The second donor of Basque books to the Museum was the irascible and obsessive Oxford Bascophile Edward Spencer Dodgson (1857-1922).  A pupil of Resurrección María de Azkue, the first director of Euskaltzaindia, the Basque language academy, Dodgson devoted most of his life to studying Basque language and bibliography. This latter interest extended to collecting Basque books, most of which he donated to the British Museum.  These fall into two broad categories. The first were cheap, popular, small-format books in Basque. Their subject-matter goes beyond the usual works of popular piety to include translations of episodes from Dante’s Inferno and Cervantes’ Don Quijote, a popular tale, and various dramatic works.  The second group consists of Dodgson’s own publications: works about Basque, notably the verb, and his editions of earlier works (e.g. those of Rafael Mikoleta and Agustín Kardebaraz). Basque language courses, readers and conversation manuals can also be conveniently included in this group.

A conspicuous feature of Dodgson’s donations are his manuscript annotations. These indicate how, when and where he obtained a particular book, what he paid for it or who gave it to him.

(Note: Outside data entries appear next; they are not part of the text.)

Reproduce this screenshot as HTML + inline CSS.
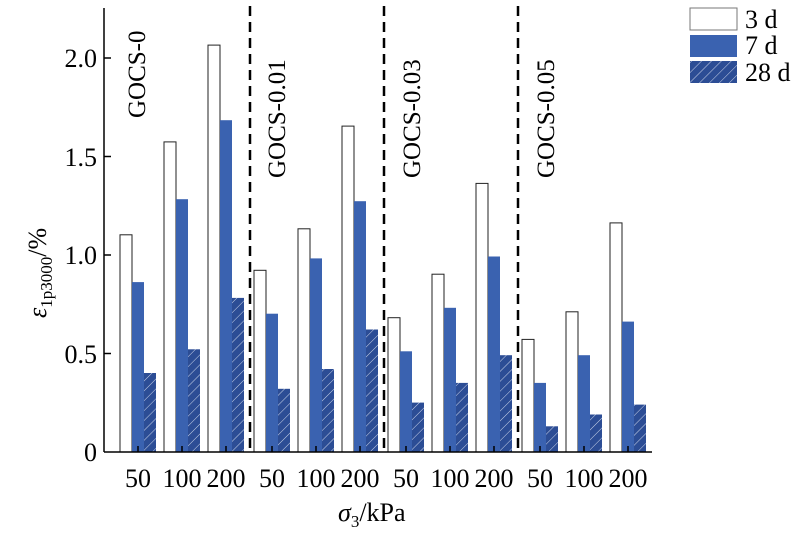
<!DOCTYPE html>
<html><head><meta charset="utf-8"><style>body{margin:0;background:#fff}</style></head><body>
<svg width="800" height="532" xmlns="http://www.w3.org/2000/svg" font-family="Liberation Serif, serif">
<defs>
<pattern id="h" patternUnits="userSpaceOnUse" width="7" height="7" patternTransform="rotate(45)">
<rect width="7" height="7" fill="#2c4d95"/><line x1="0" y1="0" x2="0" y2="7" stroke="#c8d2e8" stroke-width="1"/>
</pattern>
</defs>
<g stroke="#222" stroke-width="1" fill="#fff">
<rect x="120" y="234.8" width="12" height="217.2"/><rect x="164" y="141.9" width="12" height="310.1"/><rect x="208" y="45.1" width="12" height="406.9"/>
<rect x="254" y="270.3" width="12" height="181.7"/><rect x="298" y="228.8" width="12" height="223.2"/><rect x="342" y="126.1" width="12" height="325.9"/>
<rect x="388" y="317.7" width="12" height="134.3"/><rect x="432" y="274.2" width="12" height="177.8"/><rect x="476" y="183.4" width="12" height="268.6"/>
<rect x="522" y="339.4" width="12" height="112.6"/><rect x="566" y="311.8" width="12" height="140.2"/><rect x="610" y="222.9" width="12" height="229.1"/>
</g>
<g fill="#3a62b0">
<rect x="132" y="282.1" width="12" height="169.9"/><rect x="176" y="199.2" width="12" height="252.8"/><rect x="220" y="120.2" width="12" height="331.8"/>
<rect x="266" y="313.7" width="12" height="138.3"/><rect x="310" y="258.4" width="12" height="193.6"/><rect x="354" y="201.2" width="12" height="250.8"/>
<rect x="400" y="351.3" width="12" height="100.7"/><rect x="444" y="307.8" width="12" height="144.2"/><rect x="488" y="256.5" width="12" height="195.5"/>
<rect x="534" y="382.9" width="12" height="69.1"/><rect x="578" y="355.2" width="12" height="96.8"/><rect x="622" y="321.6" width="12" height="130.4"/>
</g>
<g fill="url(#h)">
<rect x="144" y="373" width="12" height="79"/><rect x="188" y="349.3" width="12" height="102.7"/><rect x="232" y="297.9" width="12" height="154.1"/>
<rect x="278" y="388.8" width="12" height="63.2"/><rect x="322" y="369" width="12" height="83"/><rect x="366" y="329.5" width="12" height="122.5"/>
<rect x="412" y="402.6" width="12" height="49.4"/><rect x="456" y="382.9" width="12" height="69.1"/><rect x="500" y="355.2" width="12" height="96.8"/>
<rect x="546" y="426.3" width="12" height="25.7"/><rect x="590" y="414.5" width="12" height="37.5"/><rect x="634" y="404.6" width="12" height="47.4"/>
</g>
<line x1="104" y1="8" x2="104" y2="452" stroke="#000" stroke-width="1.5"/>
<line x1="104" y1="452" x2="652" y2="452" stroke="#000" stroke-width="1.5"/>
<g stroke="#000" stroke-width="1.5">
<line x1="104" y1="58" x2="111" y2="58"/><line x1="104" y1="156.5" x2="111" y2="156.5"/>
<line x1="104" y1="255" x2="111" y2="255"/><line x1="104" y1="353.5" x2="111" y2="353.5"/>
<line x1="138" y1="452" x2="138" y2="446"/><line x1="182" y1="452" x2="182" y2="446"/><line x1="226" y1="452" x2="226" y2="446"/>
<line x1="272" y1="452" x2="272" y2="446"/><line x1="316" y1="452" x2="316" y2="446"/><line x1="360" y1="452" x2="360" y2="446"/>
<line x1="406" y1="452" x2="406" y2="446"/><line x1="450" y1="452" x2="450" y2="446"/><line x1="494" y1="452" x2="494" y2="446"/>
<line x1="540" y1="452" x2="540" y2="446"/><line x1="584" y1="452" x2="584" y2="446"/><line x1="628" y1="452" x2="628" y2="446"/>
</g>
<g stroke="#000" stroke-width="2.5" stroke-dasharray="10,6">
<line x1="250" y1="6" x2="250" y2="452"/><line x1="384" y1="6" x2="384" y2="452"/><line x1="518" y1="6" x2="518" y2="452"/>
</g>
<g font-size="26" text-anchor="end">
<text x="97" y="67">2.0</text><text x="97" y="166">1.5</text><text x="97" y="264">1.0</text><text x="97" y="363">0.5</text><text x="97" y="461">0</text>
</g>
<g font-size="26" text-anchor="middle">
<text x="138" y="487">50</text><text x="182" y="487">100</text><text x="226" y="487">200</text>
<text x="272" y="487">50</text><text x="316" y="487">100</text><text x="360" y="487">200</text>
<text x="406" y="487">50</text><text x="450" y="487">100</text><text x="494" y="487">200</text>
<text x="540" y="487">50</text><text x="584" y="487">100</text><text x="628" y="487">200</text>
</g>
<g font-size="25">
<text transform="translate(145,118) rotate(-90)">GOCS-0</text>
<text transform="translate(285,178) rotate(-90)">GOCS-0.01</text>
<text transform="translate(420,178) rotate(-90)">GOCS-0.03</text>
<text transform="translate(554,178) rotate(-90)">GOCS-0.05</text>
</g>
<text transform="translate(46,318) rotate(-90)" font-size="26"><tspan font-style="italic">ε</tspan><tspan font-size="17" dy="6">1p3000</tspan><tspan dy="-6">/%</tspan></text>
<text x="338" y="521" font-size="26"><tspan font-style="italic">σ</tspan><tspan font-size="17" dy="6">3</tspan><tspan dy="-6">/kPa</tspan></text>
<rect x="690" y="8" width="47" height="22" fill="#fff" stroke="#777"/>
<rect x="690" y="35" width="47" height="22" fill="#3a62b0"/>
<rect x="690" y="61" width="47" height="22" fill="url(#h)"/>
<g font-size="26"><text x="745" y="28">3 d</text><text x="745" y="54">7 d</text><text x="745" y="81">28 d</text></g>
</svg>
</body></html>
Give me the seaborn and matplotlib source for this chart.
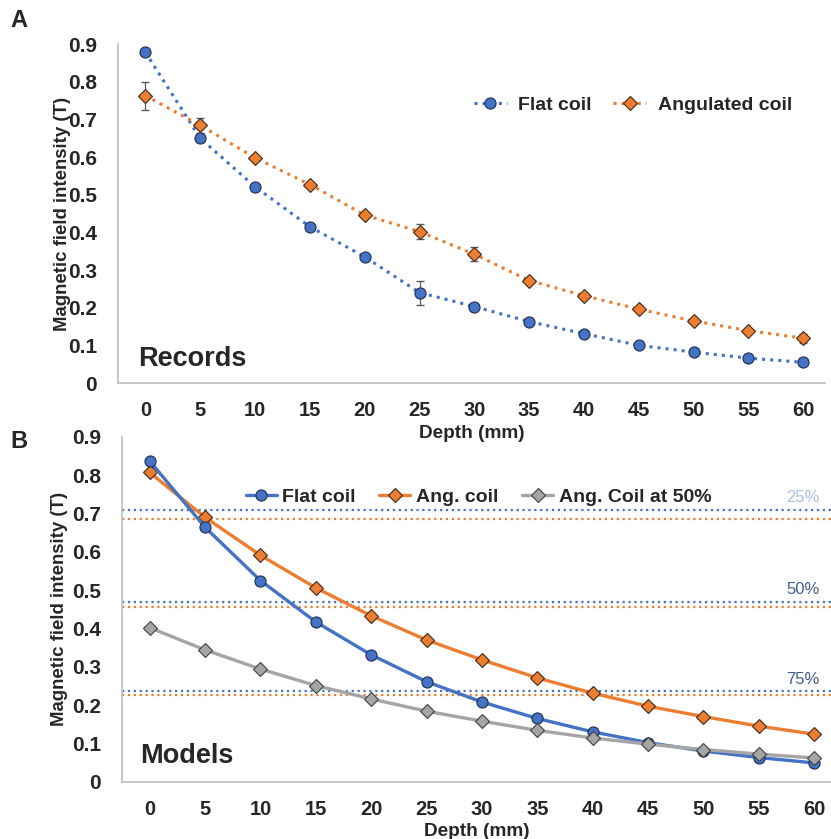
import numpy as np
import pandas as pd
import seaborn as sns
from matplotlib import pyplot as plt

# depth values (mm)
depth = [0, 5, 10, 15, 20, 25, 30, 35, 40, 45, 50, 55, 60]

# panel A - records
rec_flat = [0.878, 0.650, 0.521, 0.415, 0.335, 0.240, 0.203, 0.163, 0.131, 0.100, 0.082, 0.066, 0.055]
rec_flat_err = [0.005, 0.006, 0.005, 0.005, 0.005, 0.032, 0.006, 0.004, 0.004, 0.004, 0.003, 0.003, 0.003]
rec_ang = [0.763, 0.684, 0.598, 0.527, 0.446, 0.402, 0.342, 0.272, 0.232, 0.196, 0.165, 0.139, 0.119]
rec_ang_err = [0.037, 0.020, 0.006, 0.006, 0.006, 0.020, 0.018, 0.006, 0.005, 0.004, 0.004, 0.004, 0.012]

# panel B - models
mod_flat = [0.837, 0.664, 0.525, 0.417, 0.331, 0.261, 0.208, 0.165, 0.130, 0.102, 0.080, 0.063, 0.049]
mod_ang = [0.807, 0.690, 0.591, 0.506, 0.433, 0.370, 0.318, 0.271, 0.231, 0.197, 0.170, 0.145, 0.124]
mod_ang50 = [0.402, 0.344, 0.294, 0.251, 0.216, 0.184, 0.158, 0.134, 0.114, 0.098, 0.084, 0.072, 0.062]

# reference levels (25%, 50%, 75% drop)
lvl_names = ["25%", "50%", "75%"]
lvl_flat = [0.710, 0.469, 0.236]
lvl_ang = [0.686, 0.456, 0.225]
lvl_colors = ["#a9c0e4", "#3e5c8f", "#3e5c8f"]

yticks = [0, 0.1, 0.2, 0.3, 0.4, 0.5, 0.6, 0.7, 0.8, 0.9]
ytick_labels = ["0", "0.1", "0.2", "0.3", "0.4", "0.5", "0.6", "0.7", "0.8", "0.9"]

BLUE = "#4472c4"
ORANGE = "#ed7d31"
GRAY = "#a5a5a5"

sns.set_style("white")
plt.rcParams["font.family"] = ["Liberation Sans", "DejaVu Sans"]
plt.rcParams["font.weight"] = "bold"

fig = plt.figure(figsize=(8.31, 8.39), dpi=100)
ax_a = fig.add_axes([0.142, 0.5435, 0.851, 0.404])
ax_b = fig.add_axes([0.1468, 0.0683, 0.853, 0.411])
ax_a.patch.set_visible(False)
ax_b.patch.set_visible(False)


def style_axes(ax, xlim):
    ax.set_xlim(*xlim)
    ax.set_ylim(0, 0.9)
    ax.set_xticks(depth)
    ax.set_xticklabels([str(d) for d in depth], fontsize=14.5, fontweight="bold")
    ax.set_yticks(yticks)
    ax.set_yticklabels(ytick_labels, fontsize=15, fontweight="bold")
    ax.tick_params(axis="both", length=0)
    ax.tick_params(axis="x", pad=13)
    ax.tick_params(axis="y", pad=15)
    for s in ["top", "right"]:
        ax.spines[s].set_visible(False)
    for s in ["left", "bottom"]:
        ax.spines[s].set_color("#bfbfbf")
        ax.spines[s].set_linewidth(1.2)
    ax.set_xlabel("Depth (mm)", fontsize=13.7, fontweight="bold")
    ax.set_ylabel("Magnetic field intensity (T)", fontsize=13.4, fontweight="bold")


# ---- panel A
df_a = pd.DataFrame({"depth": depth, "flat": rec_flat, "ang": rec_ang})
ax_a.errorbar(depth, rec_flat, yerr=rec_flat_err, fmt="none", ecolor="#595959",
              elinewidth=0.9, capsize=3, zorder=1)
ax_a.errorbar(depth, rec_ang, yerr=rec_ang_err, fmt="none", ecolor="#595959",
              elinewidth=0.9, capsize=3, zorder=1)
sns.lineplot(data=df_a, x="depth", y="flat", ax=ax_a, color=BLUE, linestyle=":",
             linewidth=2.2, marker="o", markersize=8, markeredgecolor="#1f2f4f",
             markeredgewidth=0.8, label="Flat coil")
sns.lineplot(data=df_a, x="depth", y="ang", ax=ax_a, color=ORANGE, linestyle=":",
             linewidth=2.2, marker="D", markersize=7.5, markeredgecolor="#3a2a1a",
             markeredgewidth=0.8, label="Angulated coil")
style_axes(ax_a, (-2.5, 62))
ax_a.yaxis.set_label_coords(-0.067, 0.5)
ax_a.xaxis.set_label_coords(0.5, -0.125)
ax_a.legend(loc="center", bbox_to_anchor=(0.728, 0.82), ncol=2, frameon=False,
            handlelength=1.7, columnspacing=1.1, handletextpad=0.6,
            prop={"weight": "bold", "size": 14})
ax_a.text(0.028, 0.072, "Records", transform=ax_a.transAxes, fontsize=19.5,
          fontweight="bold", va="center", ha="left")
fig.text(0.013, 0.976, "A", fontsize=17, fontweight="bold", va="center")

# ---- panel B
for i in range(len(lvl_names)):
    ax_b.axhline(lvl_flat[i], color=BLUE, linestyle=":", linewidth=1.6, zorder=1)
    ax_b.axhline(lvl_ang[i], color=ORANGE, linestyle=":", linewidth=1.6, zorder=1)
    ax_b.text(59, lvl_flat[i] + 0.012, lvl_names[i], color=lvl_colors[i], fontsize=12,
              fontweight="normal", ha="center", va="bottom")

df_b = pd.DataFrame({"depth": depth, "flat": mod_flat, "ang": mod_ang, "ang50": mod_ang50})
sns.lineplot(data=df_b, x="depth", y="flat", ax=ax_b, color=BLUE, linewidth=2.4,
             marker="o", markersize=8, markeredgecolor="#1f2f4f", markeredgewidth=0.8,
             label="Flat coil", zorder=4)
sns.lineplot(data=df_b, x="depth", y="ang", ax=ax_b, color=ORANGE, linewidth=2.4,
             marker="D", markersize=7.5, markeredgecolor="#3a2a1a", markeredgewidth=0.8,
             label="Ang. coil", zorder=3)
sns.lineplot(data=df_b, x="depth", y="ang50", ax=ax_b, color=GRAY, linewidth=2.4,
             marker="D", markersize=7.5, markeredgecolor="#404040", markeredgewidth=0.8,
             label="Ang. Coil at 50%", zorder=5)
style_axes(ax_b, (-2.5, 61.5))
ax_b.yaxis.set_label_coords(-0.076, 0.5)
ax_b.xaxis.set_label_coords(0.5, -0.12)
ax_b.legend(loc="center", bbox_to_anchor=(0.503, 0.826), ncol=3, frameon=False,
            handlelength=1.6, columnspacing=1.2, handletextpad=0.3,
            prop={"weight": "bold", "size": 14})
ax_b.text(0.025, 0.075, "Models", transform=ax_b.transAxes, fontsize=19.5,
          fontweight="bold", va="center", ha="left")
fig.text(0.012, 0.4735, "B", fontsize=17, fontweight="bold", va="center")

fig.savefig("out.png", dpi=100)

Other notes are corrections, including intemperate comments on the authors’ linguistic incompetence. Inside a copy of Tomás Epalza’s El euskara ó el baskuenze en 120 lecciones  he wrote: ‘The author of this collection of bad Basque and silly Castilian is Thomas Epalza of Bilbao’. He corrected the text in many places. In a second copy he wrote: ‘This book is of very little value.  Its lightest mistakes are misprints. These are very numerous indeed.’

Dodgson3
Dodgson’s note in one of his copies of Epalza’s El euskara ó el baskuenze en 120 lecciones (Bilbao, 1896) 12978.c.38.(1)

The British Library’s early Basque holdings were thus built up in part fortuitously and in part strategically. That collection strategy has been maintained, with some variation. Today, the Library focusses on works about the language, editions of classic texts in Basque and a selection of contemporary literature (including in Spanish translation).